This 499 word true story was written for Heather’s Spreading Holiday Cheer contest. Check out the details at her blog: My Demon Spirit (here). I was encouraged to enter because of the efforts of Briane Pagel at The Best of Everything, and if he wins a prize and I don’t I’m gonna send a zombie to eat his brain.
Her Last Christmas
Christmas is that time of year when the pull of my ethnic background is the strongest. Dad’s folks weren’t anything in particular but Mom’s parents were Portuguese and her side of the family always won the weird relative contest.
On Christmas day we always converged at our traditional gathering place, the massive family room at my aunt’s house. An entire wall was covered with a Cheers-sized bar, and a ten foot tall aluminum Christmas tree stood in a corner. A rotating color wheel painted the tree with rainbow colors.
The room would be choked with aunts and uncles, along with first and second and third cousins, most of whom I never saw at any other time of the year. Reigning over the festivities was the family matriarch, Mrs. Gonsalves. I have no idea how she arrived because I don’t remember a Mr. Gonsalves, but she was treated like a monarch: no liquor or food was served until after she’d made her entrance.
How I was related to her is a mystery, but Mrs. Gonsalves looked old enough to have led Adam and Eve out of Eden. Her voice was a croak, and she usually spoke in incomprehensible Portuguese. She stood about four feet tall and was always shrouded in the cheerless colors of a grave. Her hawkish features were usually covered by a black shawl as she sat in a seat of honor, hardly moving or talking until people forgot she was there.

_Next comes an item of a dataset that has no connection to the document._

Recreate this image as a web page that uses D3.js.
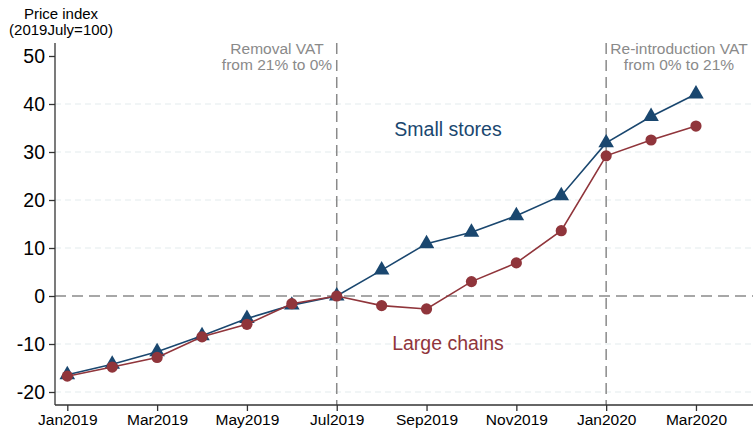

In 1962 I was ten years old, and one of those who’d forgotten she was there. She’d been seated near a bowl of M&Ms and I’d wandered over to fill my pockets. I was surprised when her withered hand sprang from the shawl and latched onto my chubby arm. She pulled me so close that I could see hairs on the mole beside her pointed nose. At first I thought she was going to scold me for eating too much—I got a lot of that—but what she said was far more disturbing and set my chins to quivering. She whispered, “This is my laaast Christmas!”

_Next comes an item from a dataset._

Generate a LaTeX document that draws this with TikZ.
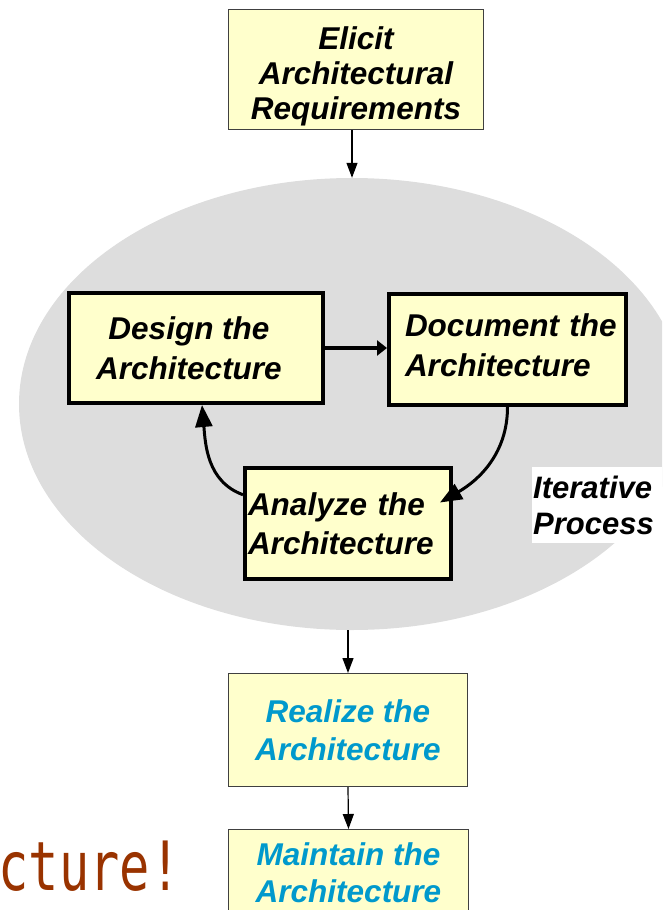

I shook free, burst into tears and bolted from the room.
In the kitchen, Mom was preparing a Portuguese delicacy, roasted pork marinated longer than the time it took to embalm King Tut. She saw me wiping away tears and asked, “What’s wrong?”

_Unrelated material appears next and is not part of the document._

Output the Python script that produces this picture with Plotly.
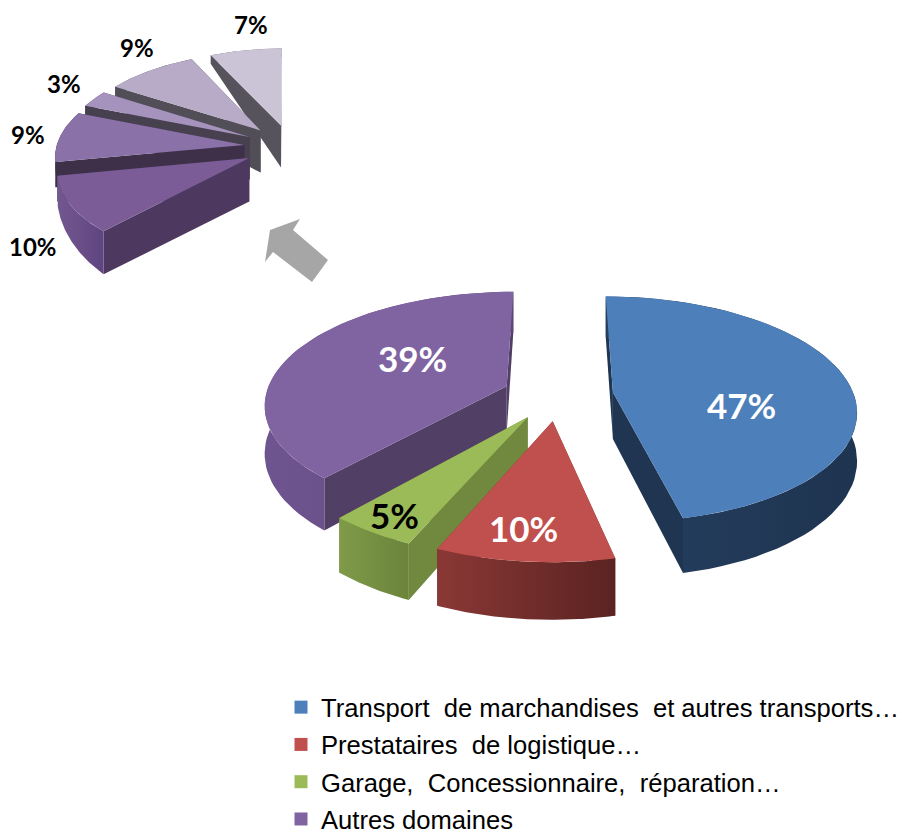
import math
import plotly.graph_objects as go

MAIN_LABELS = ["Transport  de marchandises  et autres transports…", "Prestataires  de logistique…",
               "Garage,  Concessionnaire,  réparation…", "Autres domaines"]
MAIN_VALUES = [47, 10, 5, 39]
SUB_VALUES = [10, 9, 3, 9, 7]

MAIN_TOP = ["#4D7FBA", "#C0504D", "#9BBB59", "#8064A2"]
MAIN_CUT = ["#1F3552", "#7F3331", "#71893F", "#523F66"]
MAIN_RIM = [("#263F60", "#1E3450"), ("#8A3835", "#5A2321"), ("#7F9B49", "#6A843A"), ("#6F5590", "#5D4678")]
SUB_TOP = ["#7B5C96", "#8A71A8", "#A593BE", "#B8ABC8", "#CBC4D6"]
SUB_CUT = ["#4D3960", "#3D3048", "#47404F", "#524E58", "#57535C"]
SUB_RIM = [("#73578F", "#5F4580"), ("#3D3048", "#3D3048"), ("#47404F", "#47404F"), ("#524E58", "#524E58"), ("#57535C", "#57535C")]

MAIN_GEO = dict(cx=558, cy=395, rx=241, ry=111, k=0.15, e=0.23)
SUB_GEO = dict(cx=291, cy=147, rx=188, ry=90, k=0.11, e=0.25)
MAIN_DEPTH = 47


def project(geo, mid, r, a, h):
    gx = geo["e"] * math.sin(mid) + r * math.sin(a)
    gy = -geo["e"] * math.cos(mid) - r * math.cos(a)
    s = 1 / (1 - geo["k"] * gy)
    return geo["cx"] + geo["rx"] * gx * s, geo["cy"] + (geo["ry"] * gy + h) * s


def main_depth(r, a):
    return MAIN_DEPTH


def sub_depth(r, a):
    rim = max(10, 20 - 26 * math.cos(a))
    return 43 + r * (rim - 43)


def poly(xy, **kw):
    return go.Scatter(x=[p[0] for p in xy], y=[p[1] for p in xy], mode="lines", fill="toself",
                      line=dict(width=0), hoverinfo="skip", showlegend=False, **kw)


def solid(c):
    return dict(fillcolor=c)


def grad(c0, c1):
    return dict(fillgradient=dict(type="horizontal", colorscale=[[0, c0], [1, c1]]))


def add_slice(fig, geo, a0, a1, depth, top, cut, rim):
    mid = (a0 + a1) / 2
    n = 60
    arc = [a0 + (a1 - a0) * i / n for i in range(n + 1)]
    for a in (a0, a1):
        fig.add_trace(poly([project(geo, mid, 0, a, 0), project(geo, mid, 1, a, 0),
                            project(geo, mid, 1, a, depth(1, a)), project(geo, mid, 0, a, depth(0, a))],
                           **solid(cut)))
    up = [project(geo, mid, 1, a, 0) for a in arc]
    down = [project(geo, mid, 1, a, depth(1, a)) for a in reversed(arc)]
    fig.add_trace(poly(up + down, **grad(*rim)))
    fig.add_trace(poly([project(geo, mid, 0, a0, 0)] + up, **solid(top)))


fig = go.Figure()

main_total = sum(MAIN_VALUES)
bounds = [0.0]
for v in MAIN_VALUES:
    bounds.append(bounds[-1] + v / main_total * 2 * math.pi)
for i in (0, 3, 2, 1):  # back to front
    add_slice(fig, MAIN_GEO, bounds[i], bounds[i + 1], main_depth, MAIN_TOP[i], MAIN_CUT[i], MAIN_RIM[i])

sub_bounds = [2 * math.pi - sum(SUB_VALUES) / 100 * 2 * math.pi]
for v in SUB_VALUES:
    sub_bounds.append(sub_bounds[-1] + v / 100 * 2 * math.pi)
for i in (4, 3, 2, 1, 0):
    add_slice(fig, SUB_GEO, sub_bounds[i], sub_bounds[i + 1], sub_depth, SUB_TOP[i], SUB_CUT[i], SUB_RIM[i])

for name, c in zip(MAIN_LABELS, MAIN_TOP):
    fig.add_trace(go.Scatter(x=[None], y=[None], mode="markers", name=name, legendgroup=name,
                             marker=dict(symbol="square", size=13, color=c)))

ARROW = "M300,219 L293,230 L328,260 L312,282 L273,252 L265,262 L270,230 Z"
fig.add_shape(type="path", path=ARROW, xref="x", yref="y", fillcolor="#A6A6A6", line=dict(width=0))

LABEL_FONT = "Lato"
main_pos = [(741, 405, "white"), (523, 528, "white"), (394, 515, "black"), (412, 358, "white")]
for v, (x, y, c) in zip(MAIN_VALUES, main_pos):
    fig.add_annotation(x=x, y=y, text=f"<b>{v}%</b>", showarrow=False, font=dict(family=LABEL_FONT, size=35, color=c))
sub_pos = [(33, 246), (28, 134), (64, 83), (137, 47), (251, 24)]
for v, (x, y) in zip(SUB_VALUES, sub_pos):
    fig.add_annotation(x=x, y=y, text=f"<b>{v}%</b>", showarrow=False, font=dict(family=LABEL_FONT, size=24, color="black"))

fig.update_layout(
    width=903, height=829, margin=dict(l=0, r=0, t=0, b=0, autoexpand=False), paper_bgcolor="white", plot_bgcolor="white",
    xaxis=dict(range=[0, 903], visible=False, fixedrange=True),
    yaxis=dict(range=[829, 0], visible=False, fixedrange=True),
    showlegend=True,
    legend=dict(x=281 / 903, xanchor="left", y=1 - 684 / 829, yanchor="top", bgcolor="rgba(0,0,0,0)",
                font=dict(family="Liberation Sans", size=25.6, color="black"), tracegroupgap=1,
                itemwidth=30, itemsizing="trace"),
)
fig.write_html("out.html", post_script="document.body.style.margin='0';", config=dict(displayModeBar=False))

“Mrs. Gonsalves just told me something,” I said.
“I’m really busy right now, so out with it. What did she say?”
I gulped. “She said this was going to be her last Christmas. Did you know she was going to die?”
My mother stopped what she was doing and snorted. “That old bat told me the same thing—when I was your age.”
When I returned to the family room Mrs. Gonsalves winked at me.
Many of those gathered that Christmas day in ‘62 are now gone, including Mrs. Gonsalves. But she did manage to survive another twenty-three Christmases.
Wishing you many more Merry Christmases!